■ Written instruction: Return all of the data exactly as given.

-- start --

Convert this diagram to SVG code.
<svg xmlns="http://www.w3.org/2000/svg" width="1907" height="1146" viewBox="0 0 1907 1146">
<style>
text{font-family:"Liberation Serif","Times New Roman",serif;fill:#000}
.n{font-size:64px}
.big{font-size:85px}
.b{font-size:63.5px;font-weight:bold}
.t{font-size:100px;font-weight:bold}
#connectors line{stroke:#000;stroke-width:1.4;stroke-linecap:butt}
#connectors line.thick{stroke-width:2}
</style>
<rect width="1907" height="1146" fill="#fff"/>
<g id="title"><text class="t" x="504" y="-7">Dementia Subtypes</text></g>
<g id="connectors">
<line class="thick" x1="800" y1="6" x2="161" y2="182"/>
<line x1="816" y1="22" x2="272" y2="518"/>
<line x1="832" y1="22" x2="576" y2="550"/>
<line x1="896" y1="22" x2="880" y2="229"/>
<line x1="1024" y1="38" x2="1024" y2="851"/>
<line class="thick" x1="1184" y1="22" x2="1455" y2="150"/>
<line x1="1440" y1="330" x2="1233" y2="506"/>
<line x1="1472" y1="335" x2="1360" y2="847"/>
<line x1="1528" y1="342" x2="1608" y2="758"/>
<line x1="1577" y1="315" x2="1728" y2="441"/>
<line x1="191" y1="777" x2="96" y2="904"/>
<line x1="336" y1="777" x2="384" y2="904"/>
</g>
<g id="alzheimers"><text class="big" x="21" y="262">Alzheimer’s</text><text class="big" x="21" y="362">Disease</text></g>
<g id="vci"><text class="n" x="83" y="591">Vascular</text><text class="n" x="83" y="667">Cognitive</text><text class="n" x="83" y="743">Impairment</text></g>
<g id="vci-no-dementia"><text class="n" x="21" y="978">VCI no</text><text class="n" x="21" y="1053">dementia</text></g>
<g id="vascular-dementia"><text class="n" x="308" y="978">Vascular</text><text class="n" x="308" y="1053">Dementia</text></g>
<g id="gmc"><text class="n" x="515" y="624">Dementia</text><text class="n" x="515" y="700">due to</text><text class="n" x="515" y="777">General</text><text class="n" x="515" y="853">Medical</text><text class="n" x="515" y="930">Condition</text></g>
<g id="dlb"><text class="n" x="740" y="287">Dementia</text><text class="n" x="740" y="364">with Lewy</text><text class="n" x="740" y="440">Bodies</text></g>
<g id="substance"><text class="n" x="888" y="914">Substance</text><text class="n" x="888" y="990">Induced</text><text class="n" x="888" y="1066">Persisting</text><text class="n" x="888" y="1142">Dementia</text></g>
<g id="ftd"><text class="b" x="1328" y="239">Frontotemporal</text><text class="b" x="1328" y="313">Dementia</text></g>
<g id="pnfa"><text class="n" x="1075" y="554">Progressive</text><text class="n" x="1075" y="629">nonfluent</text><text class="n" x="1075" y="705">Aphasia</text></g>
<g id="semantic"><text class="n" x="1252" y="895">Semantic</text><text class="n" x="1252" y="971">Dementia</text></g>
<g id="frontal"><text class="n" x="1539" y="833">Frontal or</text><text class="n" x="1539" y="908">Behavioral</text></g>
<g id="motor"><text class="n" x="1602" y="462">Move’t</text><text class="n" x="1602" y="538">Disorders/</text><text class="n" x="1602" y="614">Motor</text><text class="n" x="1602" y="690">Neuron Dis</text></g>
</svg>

-- end --

■ Final answer:
Convert this diagram to SVG code.
<svg xmlns="http://www.w3.org/2000/svg" width="1907" height="1146" viewBox="0 0 1907 1146">
<style>
text{font-family:"Liberation Serif","Times New Roman",serif;fill:#000}
.n{font-size:64px}
.big{font-size:85px}
.b{font-size:63.5px;font-weight:bold}
.t{font-size:100px;font-weight:bold}
#connectors line{stroke:#000;stroke-width:1.4;stroke-linecap:butt}
#connectors line.thick{stroke-width:2}
</style>
<rect width="1907" height="1146" fill="#fff"/>
<g id="title"><text class="t" x="504" y="-7">Dementia Subtypes</text></g>
<g id="connectors">
<line class="thick" x1="800" y1="6" x2="161" y2="182"/>
<line x1="816" y1="22" x2="272" y2="518"/>
<line x1="832" y1="22" x2="576" y2="550"/>
<line x1="896" y1="22" x2="880" y2="229"/>
<line x1="1024" y1="38" x2="1024" y2="851"/>
<line class="thick" x1="1184" y1="22" x2="1455" y2="150"/>
<line x1="1440" y1="330" x2="1233" y2="506"/>
<line x1="1472" y1="335" x2="1360" y2="847"/>
<line x1="1528" y1="342" x2="1608" y2="758"/>
<line x1="1577" y1="315" x2="1728" y2="441"/>
<line x1="191" y1="777" x2="96" y2="904"/>
<line x1="336" y1="777" x2="384" y2="904"/>
</g>
<g id="alzheimers"><text class="big" x="21" y="262">Alzheimer’s</text><text class="big" x="21" y="362">Disease</text></g>
<g id="vci"><text class="n" x="83" y="591">Vascular</text><text class="n" x="83" y="667">Cognitive</text><text class="n" x="83" y="743">Impairment</text></g>
<g id="vci-no-dementia"><text class="n" x="21" y="978">VCI no</text><text class="n" x="21" y="1053">dementia</text></g>
<g id="vascular-dementia"><text class="n" x="308" y="978">Vascular</text><text class="n" x="308" y="1053">Dementia</text></g>
<g id="gmc"><text class="n" x="515" y="624">Dementia</text><text class="n" x="515" y="700">due to</text><text class="n" x="515" y="777">General</text><text class="n" x="515" y="853">Medical</text><text class="n" x="515" y="930">Condition</text></g>
<g id="dlb"><text class="n" x="740" y="287">Dementia</text><text class="n" x="740" y="364">with Lewy</text><text class="n" x="740" y="440">Bodies</text></g>
<g id="substance"><text class="n" x="888" y="914">Substance</text><text class="n" x="888" y="990">Induced</text><text class="n" x="888" y="1066">Persisting</text><text class="n" x="888" y="1142">Dementia</text></g>
<g id="ftd"><text class="b" x="1328" y="239">Frontotemporal</text><text class="b" x="1328" y="313">Dementia</text></g>
<g id="pnfa"><text class="n" x="1075" y="554">Progressive</text><text class="n" x="1075" y="629">nonfluent</text><text class="n" x="1075" y="705">Aphasia</text></g>
<g id="semantic"><text class="n" x="1252" y="895">Semantic</text><text class="n" x="1252" y="971">Dementia</text></g>
<g id="frontal"><text class="n" x="1539" y="833">Frontal or</text><text class="n" x="1539" y="908">Behavioral</text></g>
<g id="motor"><text class="n" x="1602" y="462">Move’t</text><text class="n" x="1602" y="538">Disorders/</text><text class="n" x="1602" y="614">Motor</text><text class="n" x="1602" y="690">Neuron Dis</text></g>
</svg>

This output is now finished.